Understanding P-values
I've read the description of the P-value present in the README file, however I am not entirely certain I understood how to interpret it. My confusion comes from the following excerpts:
The number is approximately the improbability of seeing the result from a true RNG
The hash value distribution is compared against a hypothetical true random number generator, so if the P-value represents the improbability of the hash being generated by such an RNG then the lower the improbability the better (as it means that the hashing values are closer to the RNG output). Since the P-value represents a negative power of 2, the higher the P-value, the lower the improbability (so a higher incidence of larger P-values is "better").

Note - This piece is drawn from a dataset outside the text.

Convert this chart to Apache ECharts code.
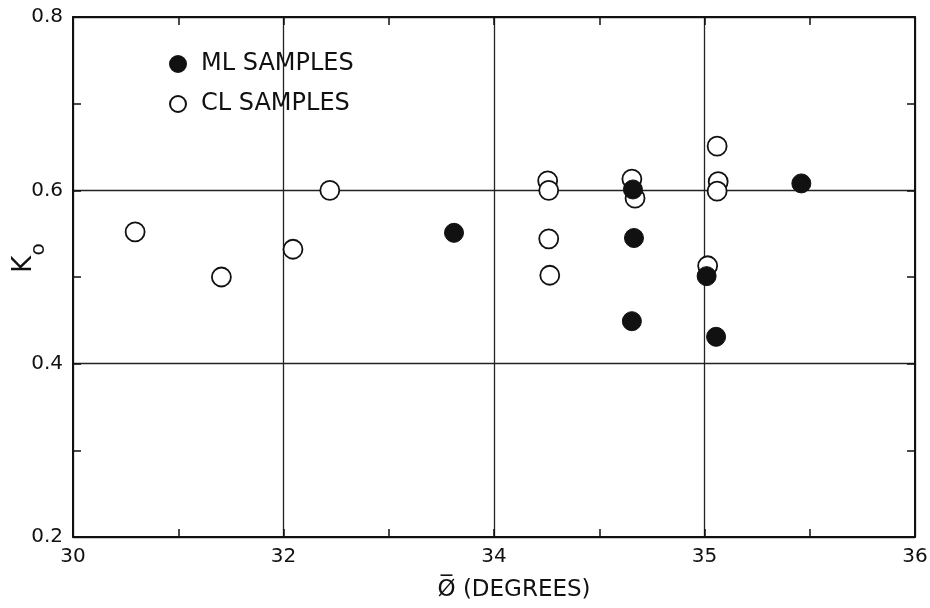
<!DOCTYPE html>
<html>
<head>
<meta charset="utf-8">
<title>Ko vs friction angle</title>
<script src="https://cdn.jsdelivr.net/npm/echarts@6.0.0/dist/echarts.min.js"></script>
<style>
  html, body { margin: 0; padding: 0; background: #fff; }
  #chart { width: 930px; height: 608px; }
</style>
</head>
<body>
<div id="chart"></div>
<script>
// x is kept in evenly spaced axis steps; the printed labels at 30,32,34,36,38 read 30,32,34,35,36
var xTickValues = [30, 32, 34, 36, 38];
var xTickLabels = ['30', '32', '34', '35', '36'];
var yTickValues = [0.2, 0.4, 0.6, 0.8];
var yTickLabels = ['0.2', '0.4', '0.6', '0.8'];

// ML samples (filled)
var mlX = [33.62, 35.32, 35.33, 35.31, 36.02, 36.11, 36.92];
var mlY = [0.551, 0.601, 0.545, 0.449, 0.501, 0.431, 0.608];

// CL samples (open)
var clX = [30.59, 31.41, 32.09, 32.44, 34.51, 34.52, 34.52, 34.53, 35.31, 35.34, 36.03, 36.12, 36.13, 36.12];
var clY = [0.552, 0.500, 0.532, 0.600, 0.611, 0.600, 0.544, 0.502, 0.613, 0.591, 0.513, 0.651, 0.610, 0.599];

var font = 'DejaVu Sans';
var ink = '#111';

function pairs(xs, ys) {
  var res = [];
  for (var i = 0; i < xs.length; i++) {
    res.push([xs[i], ys[i]]);
  }
  return res;
}

var chart = echarts.init(document.getElementById('chart'));

var lineStyle = { color: ink, width: 2 };
var tickStyle = { color: ink, width: 1.5 };
var gridStyle = { color: '#222', width: 1.3 };

var option = {
  animation: false,
  backgroundColor: '#fff',
  grid: {
    left: 73,
    right: 15,
    top: 17,
    bottom: 71,
    outerBoundsMode: 'none'
  },
  legend: {
    orient: 'vertical',
    left: 169,
    top: 52,
    padding: 0,
    itemWidth: 16,
    itemHeight: 16,
    itemGap: 16,
    data: ['ML SAMPLES', 'CL SAMPLES'],
    textStyle: {
      fontFamily: font,
      fontSize: 24,
      color: ink,
      padding: [0, 0, 0, 10]
    }
  },
  xAxis: [
    {
      type: 'value',
      position: 'bottom',
      min: 30,
      max: 38,
      interval: 2,
      axisLine: { lineStyle: lineStyle },
      axisTick: { inside: true, length: 8, lineStyle: tickStyle },
      minorTick: { show: true, splitNumber: 2, length: 8, lineStyle: tickStyle },
      splitLine: { show: true, lineStyle: gridStyle },
      axisLabel: {
        margin: 10,
        fontSize: 20,
        fontFamily: font,
        color: ink,
        formatter: function (v) {
          var i = xTickValues.indexOf(v);
          return i < 0 ? '' : xTickLabels[i];
        }
      },
      name: 'Ø\u0305 (DEGREES)',
      nameLocation: 'middle',
      nameMoveOverlap: false,
      nameGap: 42,
      nameTextStyle: {
        fontSize: 23,
        fontFamily: font,
        color: ink,
        padding: [0, 0, 0, 40]
      }
    },
    {
      type: 'value',
      position: 'top',
      min: 30,
      max: 38,
      interval: 2,
      axisLine: { lineStyle: lineStyle },
      axisTick: { inside: true, length: 8, lineStyle: tickStyle },
      minorTick: { show: true, splitNumber: 2, length: 8, lineStyle: tickStyle },
      splitLine: { show: false },
      axisLabel: { show: false }
    }
  ],
  yAxis: [
    {
      type: 'value',
      position: 'left',
      min: 0.2,
      max: 0.8,
      interval: 0.2,
      axisLine: { lineStyle: lineStyle },
      axisTick: { inside: true, length: 8, lineStyle: tickStyle },
      minorTick: { show: true, splitNumber: 2, length: 8, lineStyle: tickStyle },
      splitLine: { show: true, lineStyle: gridStyle },
      axisLabel: {
        margin: 10,
        fontSize: 20,
        fontFamily: font,
        color: ink,
        formatter: function (v) {
          for (var i = 0; i < yTickValues.length; i++) {
            if (Math.abs(yTickValues[i] - v) < 1e-6) return yTickLabels[i];
          }
          return '';
        }
      },
      name: '{k|K}{s|o}',
      nameLocation: 'middle',
      nameRotate: 90,
      nameMoveOverlap: false,
      nameGap: 24,
      nameTextStyle: {
        padding: [0, 0, 0, 38],
        rich: {
          k: { fontSize: 26, fontFamily: font, color: ink, verticalAlign: 'top', padding: [0, 0, 12, 0] },
          s: { fontSize: 20, fontFamily: font, color: ink, verticalAlign: 'bottom' }
        }
      }
    },
    {
      type: 'value',
      position: 'right',
      min: 0.2,
      max: 0.8,
      interval: 0.2,
      axisLine: { lineStyle: lineStyle },
      axisTick: { inside: true, length: 8, lineStyle: tickStyle },
      minorTick: { show: true, splitNumber: 2, length: 8, lineStyle: tickStyle },
      splitLine: { show: false },
      axisLabel: { show: false }
    }
  ],
  series: [
    {
      name: 'CL SAMPLES',
      type: 'scatter',
      symbol: 'circle',
      symbolSize: 19,
      data: pairs(clX, clY),
      itemStyle: { color: '#fff', borderColor: ink, borderWidth: 1.8, opacity: 1 },
      z: 3
    },
    {
      name: 'ML SAMPLES',
      type: 'scatter',
      symbol: 'circle',
      symbolSize: 19,
      data: pairs(mlX, mlY),
      itemStyle: { color: ink, borderColor: ink, borderWidth: 1, opacity: 1 },
      z: 4
    }
  ]
};

chart.setOption(option);
</script>
</body>
</html>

For example, if a true RNG would be expected to produce the same or a worse result with a probability of 0.075, then that is about 2^-3.737. The exponent is then rounded towards zero and the sign is simply discarded (since probabilities are never greater than 1, the exponent is always negative), and finally reported as "^ 3".
Here the probability is described as the probability of the RNG producing the same or a worse result. However, from my understanding the RNG is kind of the goal, so we want to produce the same results or better, meaning that a higher probability of the RNG being worse would be better for us. This seems to lean towards interpreting a higher incidence of smaller P-values as "better".

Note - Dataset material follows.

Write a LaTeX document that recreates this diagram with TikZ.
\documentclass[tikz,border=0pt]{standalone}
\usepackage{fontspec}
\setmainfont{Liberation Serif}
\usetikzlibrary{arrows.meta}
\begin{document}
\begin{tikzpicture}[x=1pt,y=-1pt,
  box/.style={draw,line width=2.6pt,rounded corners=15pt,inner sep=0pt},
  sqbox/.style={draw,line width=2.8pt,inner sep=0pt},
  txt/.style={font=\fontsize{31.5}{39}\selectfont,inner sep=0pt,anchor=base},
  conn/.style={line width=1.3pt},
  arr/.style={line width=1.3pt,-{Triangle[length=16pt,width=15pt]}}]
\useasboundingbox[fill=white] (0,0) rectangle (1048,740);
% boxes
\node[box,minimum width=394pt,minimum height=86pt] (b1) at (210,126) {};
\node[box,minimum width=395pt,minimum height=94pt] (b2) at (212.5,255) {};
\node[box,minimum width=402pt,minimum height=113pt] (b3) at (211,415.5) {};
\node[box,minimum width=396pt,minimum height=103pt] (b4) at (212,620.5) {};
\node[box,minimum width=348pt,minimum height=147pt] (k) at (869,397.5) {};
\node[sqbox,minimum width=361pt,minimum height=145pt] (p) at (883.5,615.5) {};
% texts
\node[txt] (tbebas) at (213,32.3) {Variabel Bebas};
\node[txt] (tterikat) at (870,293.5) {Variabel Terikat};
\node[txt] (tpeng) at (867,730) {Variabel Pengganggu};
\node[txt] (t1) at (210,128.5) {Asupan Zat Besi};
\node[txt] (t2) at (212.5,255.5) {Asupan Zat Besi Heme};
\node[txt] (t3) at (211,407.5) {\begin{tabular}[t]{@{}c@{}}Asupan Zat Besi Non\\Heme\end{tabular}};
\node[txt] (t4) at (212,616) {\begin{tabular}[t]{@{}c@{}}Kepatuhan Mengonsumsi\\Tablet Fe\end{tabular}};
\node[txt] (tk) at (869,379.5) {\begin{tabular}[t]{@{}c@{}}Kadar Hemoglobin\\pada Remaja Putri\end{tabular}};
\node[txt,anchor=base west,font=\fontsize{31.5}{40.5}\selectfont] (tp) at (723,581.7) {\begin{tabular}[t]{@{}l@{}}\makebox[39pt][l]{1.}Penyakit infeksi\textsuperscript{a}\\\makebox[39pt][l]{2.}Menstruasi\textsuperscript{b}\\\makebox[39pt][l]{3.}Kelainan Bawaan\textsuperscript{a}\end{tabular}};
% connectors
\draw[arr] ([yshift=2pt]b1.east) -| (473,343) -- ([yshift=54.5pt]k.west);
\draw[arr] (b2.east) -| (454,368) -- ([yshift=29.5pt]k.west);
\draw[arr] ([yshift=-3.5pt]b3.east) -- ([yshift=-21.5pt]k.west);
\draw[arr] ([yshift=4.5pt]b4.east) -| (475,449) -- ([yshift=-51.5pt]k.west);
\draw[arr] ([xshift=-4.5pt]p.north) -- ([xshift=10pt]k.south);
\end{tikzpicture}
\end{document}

Furthermore, the README also mentions that
This means that, in general, a true RNG would have about twice as many ^4 results as ^5 results, and twice as many ^3 results as ^4 results, and so on.

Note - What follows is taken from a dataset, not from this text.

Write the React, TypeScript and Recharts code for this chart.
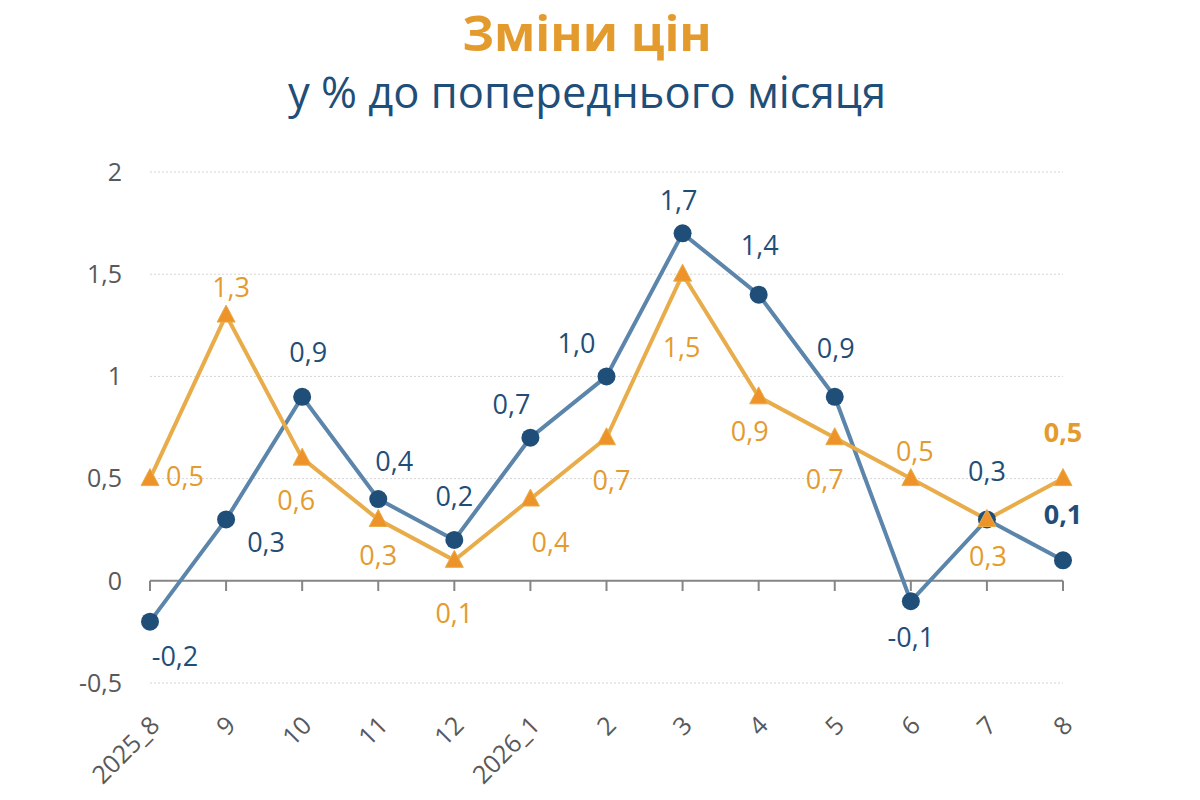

Which seems to imply that a true RNG would have a higher incidence of smaller P-values, thus making me want to interpret this as "smaller P-values are better". Thus my concrete "issue" is: if the P-values were introduced to address the fact that the metrics often did not take the test parameters into account
then I think some general guidelines in how to interpret these values (other than pointing to a Wikipedia article that itself might cause more confusion than clarifications) would be helpful.
I've ran the tool for a few different hashing implementations to try and get a better grasp at interpreting the results:
MD5 Results
-------------------------------------------------------------------------------
Log2(p-value) summary:
0 1 2 3 4 5 6 7 8 9 10
----- ----- ----- ----- ----- ----- ----- ----- ----- ----- -----
6066 1341 562 349 149 72 34 28 14 5 2
11 12 13 14 15 16 17 18 19 20 21+
----- ----- ----- ----- ----- ----- ----- ----- ----- ----- -----
1 2 0 0 0 0 0 0 0 0 0
-------------------------------------------------------------------------------
SHA-1 Results
-------------------------------------------------------------------------------
Log2(p-value) summary:
0 1 2 3 4 5 6 7 8 9 10
----- ----- ----- ----- ----- ----- ----- ----- ----- ----- -----
6144 1291 623 265 143 73 44 19 9 7 1
11 12 13 14 15 16 17 18 19 20 21+
----- ----- ----- ----- ----- ----- ----- ----- ----- ----- -----
2 4 0 0 0 0 0 0 0 0 0
-------------------------------------------------------------------------------
Composite (merge) Results
-------------------------------------------------------------------------------
Log2(p-value) summary:
0 1 2 3 4 5 6 7 8 9 10
----- ----- ----- ----- ----- ----- ----- ----- ----- ----- -----
6068 1327 654 295 141 67 31 14 12 7 6
11 12 13 14 15 16 17 18 19 20 21+
----- ----- ----- ----- ----- ----- ----- ----- ----- ----- -----
0 2 1 0 0 0 0 0 0 0 0
-------------------------------------------------------------------------------
Composite (append) Results
-------------------------------------------------------------------------------
Log2(p-value) summary:
0 1 2 3 4 5 6 7 8 9 10
----- ----- ----- ----- ----- ----- ----- ----- ----- ----- -----
11290 1349 566 329 146 69 27 27 11 4 5
11 12 13 14 15 16 17 18 19 20 21+
----- ----- ----- ----- ----- ----- ----- ----- ----- ----- -----
2 2 2 2 0 0 0 0 0 0 0
-------------------------------------------------------------------------------
The "composite" algorithms are implementations I've added (i.e. composite merge performs an XOR of the 128-bit hashes produced by MD5 and SHA-1, whilst the composite append appends the hash produced by SHA-1 to the hash produced by MD5 - effectively generating a 256-bit hash). First off, you can see that in the 256-bit hash a lot more results tend to have smaller P-values, and since the 256-bit hash should in theory be better than plain 128-bit ones, it seems to support that smaller P-values are "better". Looking at the 128-bit hash results, it seems that plain MD5 and the Composite implementation have pretty similar results, but if smaller P-values are better it still seems that SHA-1 outperforms both.
Would these conclusions be in the ballpark of how the P-values are meant to be interpreted, or have I completely misunderstood the concept?